Finance Ministry Says No to IBC Loan Waiver Exemption in Income Tax Bill 2025

Last updated: 25 July 2025


The Ministry of Finance (MoF) has rejected a key recommendation from the Ministry of Corporate Affairs (MCA) seeking tax exemption for loan waivers granted under resolution plans approved through the Insolvency and Bankruptcy Code (IBC).

This disagreement between two departments headed by Union Finance Minister Nirmala Sitharaman is laid bare in the Select Committee report on the Income Tax Bill, 2025, tabled in Parliament on July 21. The MCA had urged the Committee to consider exempting such waivers from being classified as taxable income, arguing that taxing them undermines the very objective of corporate revival under the IBC.

Finance Ministry Says No to IBC Loan Waiver Exemption in Income Tax Bill 2025

MCA's Case: Taxing Waivers Defeats IBC's Purpose

At the April 17 committee hearing, the Secretary of the MCA emphasized that treating loan waivers as income especially for financially stressed entities, runs counter to the IBC's objective of enabling distressed businesses to recover and function as going concerns. The MCA cited the Supreme Court's 2018 ruling in Mahindra & Mahindra, which earlier held that such waivers were not taxable, before later amendments reversed that position.

"The waiver of loan should not be considered as income subject to tax because it negatively impacts the purpose behind the IBC," the MCA stated.

The ministry highlighted that prior to 2023, waivers were not treated as taxable receipts, and warned that the inclusion of such provisions in the IT Bill, 2025 could deter resolution applicants.

Finance Ministry's Stand: No Exemption, Relief Already Provided

The MoF, however, declined to accommodate the suggestion, calling it a policy change beyond the scope of the current tax bill. It pointed out that relief already exists under Section 79 of the Income Tax Act, which allows carry forward of losses even when there is a change in shareholding, thus offering resolution applicants some benefit.

"Companies undergoing CIRP generally have large accumulated losses that can offset income from loan waivers," the MoF said.

The Ministry also referenced Ind AS 109, which requires waived loan amounts to be shown as profit in the Profit and Loss Account, and cited judicial precedents including:

  • Solid Containers Ltd. v. Dy. CIT (2009, Bombay HC)
  • Logitronics (P.) Ltd. v. CIT (2011, Delhi HC)
  • Rollatainers Ltd. v. CIT (2011, Delhi HC)

These rulings held that loan waivers are taxable income, particularly when part of a one-time settlement.

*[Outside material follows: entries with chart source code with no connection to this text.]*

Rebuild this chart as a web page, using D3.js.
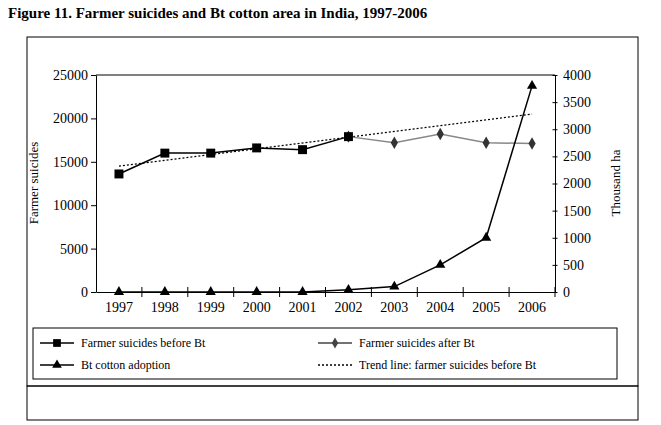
<!DOCTYPE html>
<html><head><meta charset="utf-8">
<script src="https://cdn.jsdelivr.net/npm/d3@7"></script>
<style>body{margin:0;background:#fff}svg text{font-family:"Liberation Serif","DejaVu Serif",serif}</style>
</head><body><svg id="chart" width="661" height="425"></svg>
<script>
var years = ["1997","1998","1999","2000","2001","2002","2003","2004","2005","2006"];
var suicides_before = [13600, 16000, 16000, 16600, 16400, 17900];
var suicides_after = [null, null, null, null, null, 17900, 17200, 18200, 17200, 17100];
var bt_area = [0, 0, 0, 0, 0, 40, 100, 500, 1000, 3800];
var trend_ends = [14500, 20500];
var left_ticks = [0, 5000, 10000, 15000, 20000, 25000];
var right_ticks = [0, 500, 1000, 1500, 2000, 2500, 3000, 3500, 4000];

var svg = d3.select("#chart");
svg.append("text").attr("x", 8).attr("y", 18).attr("font-size", 15).attr("font-weight", "bold")
    .text("Figure 11. Farmer suicides and Bt cotton area in India, 1997-2006");
svg.append("rect").attr("x", 27).attr("y", 37).attr("width", 611).attr("height", 349)
    .attr("fill", "none").attr("stroke", "#000");
svg.append("rect").attr("x", 27).attr("y", 386).attr("width", 611).attr("height", 34)
    .attr("fill", "none").attr("stroke", "#000");

var x = d3.scaleBand().domain(years).range([96, 555]);
var cx = function (d, i) { return x(years[i]) + x.bandwidth() / 2; };
var yl = d3.scaleLinear().domain([0, 25000]).range([292, 75]);
var yr = d3.scaleLinear().domain([0, 4000]).range([292, 75]);

svg.append("g").attr("transform", "translate(96,0)")
    .call(d3.axisLeft(yl).tickValues(left_ticks).tickFormat(d3.format("d")).tickSize(5).tickSizeOuter(0))
    .call(function (g) { g.selectAll("text").attr("font-size", 14); });
svg.append("g").attr("transform", "translate(555,0)")
    .call(d3.axisRight(yr).tickValues(right_ticks).tickFormat(d3.format("d")).tickSize(5).tickSizeOuter(0))
    .call(function (g) { g.selectAll("line").attr("transform", "translate(-2.5,0)");
        g.selectAll("text").attr("font-size", 14); });
var xa = svg.append("g").attr("transform", "translate(0,292)")
    .call(d3.axisBottom(x).tickSize(0).tickPadding(10));
xa.selectAll("text").attr("font-size", 14);
xa.selectAll(".tick").each(function (d) {
    d3.select(this).append("line").attr("x1", x.bandwidth() / 2).attr("x2", x.bandwidth() / 2)
        .attr("y1", -5).attr("y2", 5).attr("stroke", "#000");
});
svg.append("line").attr("x1", 96).attr("x2", 555).attr("y1", 75).attr("y2", 75).attr("stroke", "#000");

svg.append("text").attr("transform", "translate(38,183) rotate(-90)").attr("text-anchor", "middle")
    .attr("font-size", 13).text("Farmer suicides");
svg.append("text").attr("transform", "translate(620,183) rotate(-90)").attr("text-anchor", "middle")
    .attr("font-size", 13).text("Thousand ha");

// trend
svg.append("line").attr("x1", cx(0, 0)).attr("x2", cx(0, 9))
    .attr("y1", yl(trend_ends[0])).attr("y2", yl(trend_ends[1]))
    .attr("stroke", "#000").attr("stroke-dasharray", "2,2").attr("stroke-width", 1.2);

var lineL = d3.line().defined(function (d) { return d != null; }).x(cx).y(function (d) { return yl(d); });
svg.append("path").attr("d", lineL(suicides_after)).attr("fill", "none").attr("stroke", "#888").attr("stroke-width", 1.5);
svg.append("path").attr("d", lineL(suicides_before)).attr("fill", "none").attr("stroke", "#000").attr("stroke-width", 1.5);
var lineR = d3.line().x(cx).y(function (d) { return yr(d); });
svg.append("path").attr("d", lineR(bt_area)).attr("fill", "none").attr("stroke", "#000").attr("stroke-width", 1.5);

var sym = function (t, s) { return d3.symbol().type(t).size(s)(); };
suicides_after.forEach(function (d, i) {
    if (d != null) svg.append("path").attr("d", sym(d3.symbolDiamond, 45))
        .attr("transform", "translate(" + cx(d, i) + "," + yl(d) + ")").attr("fill", "#333");
});
suicides_before.forEach(function (d, i) {
    svg.append("path").attr("d", sym(d3.symbolSquare, 80))
        .attr("transform", "translate(" + cx(d, i) + "," + yl(d) + ")").attr("fill", "#000");
});
bt_area.forEach(function (d, i) {
    svg.append("path").attr("d", sym(d3.symbolTriangle, 45))
        .attr("transform", "translate(" + cx(d, i) + "," + yr(d) + ")").attr("fill", "#000");
});

// legend
svg.append("rect").attr("x", 33).attr("y", 328).attr("width", 584).attr("height", 51)
    .attr("fill", "none").attr("stroke", "#000");
var legend = [
    {x: 40, y: 343, label: "Farmer suicides  before Bt", sym: d3.symbolSquare, s: 60, c: "#000", dash: null},
    {x: 318, y: 343, label: "Farmer suicides  after Bt", sym: d3.symbolDiamond, s: 35, c: "#444", dash: null},
    {x: 40, y: 365, label: "Bt cotton adoption", sym: d3.symbolTriangle, s: 40, c: "#000", dash: null},
    {x: 318, y: 365, label: "Trend line:  farmer suicides before Bt", sym: null, c: "#000", dash: "2,2"}
];
legend.forEach(function (l) {
    svg.append("line").attr("x1", l.x).attr("x2", l.x + 34).attr("y1", l.y).attr("y2", l.y)
        .attr("stroke", l.c).attr("stroke-width", 1.3).attr("stroke-dasharray", l.dash);
    if (l.sym) svg.append("path").attr("d", sym(l.sym, l.s))
        .attr("transform", "translate(" + (l.x + 17) + "," + l.y + ")").attr("fill", l.c);
    svg.append("text").attr("x", l.x + 41).attr("y", l.y + 4).attr("font-size", 12).text(l.label);
});
</script></body></html>
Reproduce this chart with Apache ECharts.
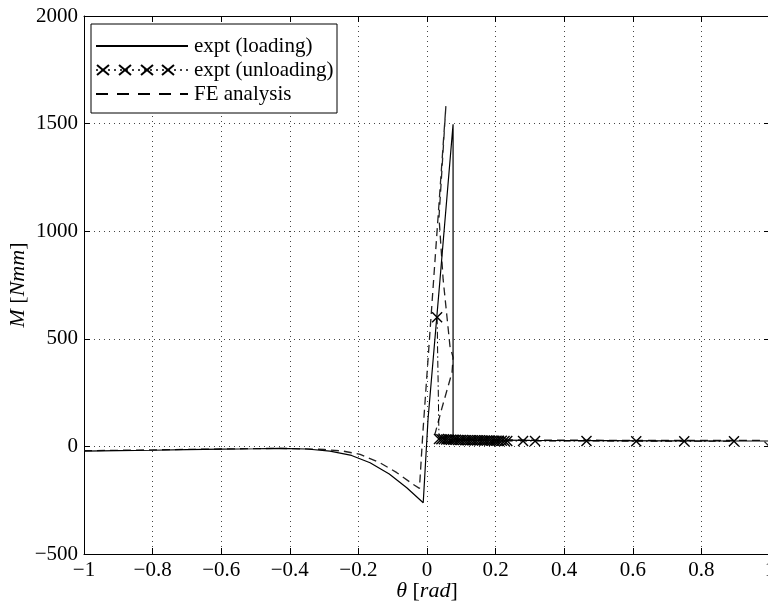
<!DOCTYPE html>
<html>
<head>
<meta charset="utf-8">
<script src="https://cdn.jsdelivr.net/npm/echarts@6/dist/echarts.min.js"></script>
<style>
html,body{margin:0;padding:0;background:#fff;}
#chart{width:768px;height:604px;}
</style>
</head>
<body>
<div id="chart"></div>
<script>
// ---- data (theta in rad, M in Nmm) ----
var loadingTheta = [-1, -0.9, -0.8, -0.7, -0.6, -0.5, -0.43, -0.35, -0.283, -0.22, -0.166, -0.11, -0.059, -0.011, 0.003, 0.038, 0.076, 0.076, 0.1, 0.3, 0.5, 0.7, 0.9, 1.0];
var loadingM     = [-22, -20, -18, -15, -13, -11, -9, -12, -22, -42, -76, -128, -192, -262, 126, 777, 1497, 40, 30, 28, 27, 26, 25, 25];

var unloadingTheta = [0.0295, 0.035, 0.042, 0.049, 0.056, 0.063, 0.070, 0.077, 0.084, 0.091, 0.098, 0.105, 0.112, 0.119, 0.126, 0.133, 0.140, 0.147, 0.154, 0.161, 0.168, 0.175, 0.182, 0.189, 0.196, 0.203, 0.210, 0.218, 0.226, 0.234, 0.28, 0.315, 0.465, 0.61, 0.75, 0.895];
var unloadingM     = [600, 34, 33, 33, 32, 32, 31, 31, 31, 30, 30, 30, 29, 29, 29, 28, 28, 28, 28, 27, 27, 27, 27, 26, 26, 26, 26, 26, 25, 25, 25, 25, 25, 24, 24, 24];

var feTheta = [-1, -0.8, -0.6, -0.43, -0.3, -0.244, -0.195, -0.137, -0.088, -0.04, -0.022, -0.012, 0.055, 0.035, 0.047, 0.067, 0.076, 0.073, 0.044, 0.023, 0.05, 0.1, 0.2, 0.4, 0.6, 0.8, 0.98, 1.0];
var feM     = [-20, -16, -12, -9, -14, -22, -37, -76, -122, -177, -195, 65, 1581, 1065, 777, 465, 414, 344, 181, 56, 36, 32, 30, 29, 28, 28, 28, -3];

var xTickLabels = ['\u22121', '\u22120.8', '\u22120.6', '\u22120.4', '\u22120.2', '0', '0.2', '0.4', '0.6', '0.8', '1'];
var yTickLabels = ['\u2212500', '0', '500', '1000', '1500', '2000'];
var legendNames = ['expt (loading)', 'expt (unloading)', 'FE analysis'];

function pairs(xs, ys) { return xs.map(function (x, i) { return [x, ys[i]]; }); }

var FONT = 'Liberation Serif';
var chart = echarts.init(document.getElementById('chart'), null, {renderer: 'canvas'});

var crossPath = 'path://M0,0.9 L0.9,0 L5,4.1 L9.1,0 L10,0.9 L5.9,5 L10,9.1 L9.1,10 L5,5.9 L0.9,10 L0,9.1 L4.1,5 Z';

function axisBase(min, max, interval, labels, show, pos) {
  return {
    type: 'value', min: min, max: max, interval: interval, position: pos,
    axisLine: {show: true, onZero: false, lineStyle: {color: '#000', width: 1}},
    axisTick: {show: true, inside: true, length: 6, lineStyle: {color: '#000'}},
    axisLabel: {
      show: show, color: '#000', fontFamily: FONT, fontSize: 21, margin: 6,
      formatter: function (v) { return labels[Math.round((v - min) / interval)]; }
    },
    splitLine: {show: show, lineStyle: {color: '#444', type: [1, 4], width: 1}}
  };
}

var xMain = axisBase(-1, 1, 0.2, xTickLabels, true, 'bottom');
xMain.name = '{i|\u03b8} [{i|rad}]';
xMain.nameLocation = 'middle';
xMain.nameGap = 26;
xMain.nameMoveOverlap = false;
xMain.nameTextStyle = {color: '#000', fontFamily: FONT, fontSize: 22,
  rich: {i: {fontStyle: 'italic', fontFamily: FONT, fontSize: 22, color: '#000'}}};
var xTop = axisBase(-1, 1, 0.2, xTickLabels, false, 'top');

var yMain = axisBase(-500, 2000, 500, yTickLabels, true, 'left');
yMain.name = '{i|M} [{i|Nmm}]';
yMain.nameLocation = 'middle';
yMain.nameGap = 55;
yMain.nameMoveOverlap = false;
yMain.nameRotate = 90;
yMain.nameTextStyle = {color: '#000', fontFamily: FONT, fontSize: 22,
  rich: {i: {fontStyle: 'italic', fontFamily: FONT, fontSize: 22, color: '#000'}}};
var yRight = axisBase(-500, 2000, 500, yTickLabels, false, 'right');

// legend drawn as graphic
var LX0 = 96, LX1 = 188, TX = 194;
var rows = [46, 70, 94];
var g = [];
g.push({type: 'rect', shape: {x: 91, y: 24, width: 246, height: 89},
  style: {fill: '#fff', stroke: '#000', lineWidth: 1}, z: 100});
g.push({type: 'line', shape: {x1: LX0, y1: rows[0], x2: LX1, y2: rows[0]},
  style: {stroke: '#000', lineWidth: 2}, z: 101});
g.push({type: 'line', shape: {x1: LX0, y1: rows[1], x2: LX1, y2: rows[1]},
  style: {stroke: '#000', lineWidth: 1.5, lineDash: [2, 4]}, z: 101});
[103, 125, 147, 168].forEach(function (cx) {
  g.push({type: 'line', shape: {x1: cx - 6, y1: rows[1] - 5, x2: cx + 6, y2: rows[1] + 5},
    style: {stroke: '#000', lineWidth: 2}, z: 102});
  g.push({type: 'line', shape: {x1: cx - 6, y1: rows[1] + 5, x2: cx + 6, y2: rows[1] - 5},
    style: {stroke: '#000', lineWidth: 2}, z: 102});
});
g.push({type: 'line', shape: {x1: LX0, y1: rows[2], x2: LX1, y2: rows[2]},
  style: {stroke: '#000', lineWidth: 2, lineDash: [12, 9]}, z: 101});
legendNames.forEach(function (n, i) {
  g.push({type: 'text', x: TX, y: rows[i], z: 103,
    style: {text: n, fill: '#000', font: '21px "Liberation Serif"', textVerticalAlign: 'middle', verticalAlign: 'middle'}});
});

var option = {
  animation: false,
  backgroundColor: '#fff',
  grid: {left: 84, right: -2, top: 16, bottom: 50, containLabel: false, outerBoundsMode: 'none'},
  xAxis: [xMain, xTop],
  yAxis: [yMain, yRight],
  graphic: g,
  series: [
    {name: legendNames[0], type: 'line', data: pairs(loadingTheta, loadingM),
      showSymbol: false, symbol: 'none', lineStyle: {color: '#000', width: 1.2}, z: 3},
    {name: legendNames[1], type: 'line', data: pairs(unloadingTheta, unloadingM),
      symbol: crossPath, symbolSize: 11, showAllSymbol: true,
      itemStyle: {color: '#000'},
      lineStyle: {color: '#000', width: 1, type: [7, 3, 1.5, 3]}, z: 4},
    {name: legendNames[2], type: 'line', data: pairs(feTheta, feM),
      showSymbol: false, symbol: 'none', lineStyle: {color: '#222', width: 1.3, type: [8, 5]}, z: 2}
  ]
};
chart.setOption(option);
</script>
</body>
</html>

Industry Disappointed by Missed Opportunity

The decision has disappointed tax experts and insolvency professionals, who note that the MCA's proposal was aligned with long-standing industry demands. Many believe the tax burden on waived loans could reduce the attractiveness of distressed asset deals and ultimately hurt both resolution applicants and banks expecting higher recoveries.

"If the funds from waivers are taxed, it means fewer resources for company revival and possibly reduced returns for creditors," a leading tax consultant stated.

The current law reinforced under the proposed IT Bill, requires gains from such waivers to be taxed under Sections 28(iv) and 41(1), unless offset by prior losses. This can inflate the cost of acquiring a distressed business, leading some applicants to walk away from viable revival opportunities.

Larger Implications for IBC's Future

The divergence is particularly significant because the IBC framework was co-developed by both the MoF and MCA as a flagship reform for tackling non-performing assets. While the MCA advocates for further refinements to enhance the IBC's effectiveness, the MoF appears more cautious, prioritizing revenue protection and preventing what it sees as "unjust enrichment."

Industry insiders warn that unless the final version of the Income Tax Bill, 2025 is amended during the legislative process, the continued tax treatment of IBC-related waivers may undermine the financial viability of resolution plans - the very cornerstone of India's insolvency regime.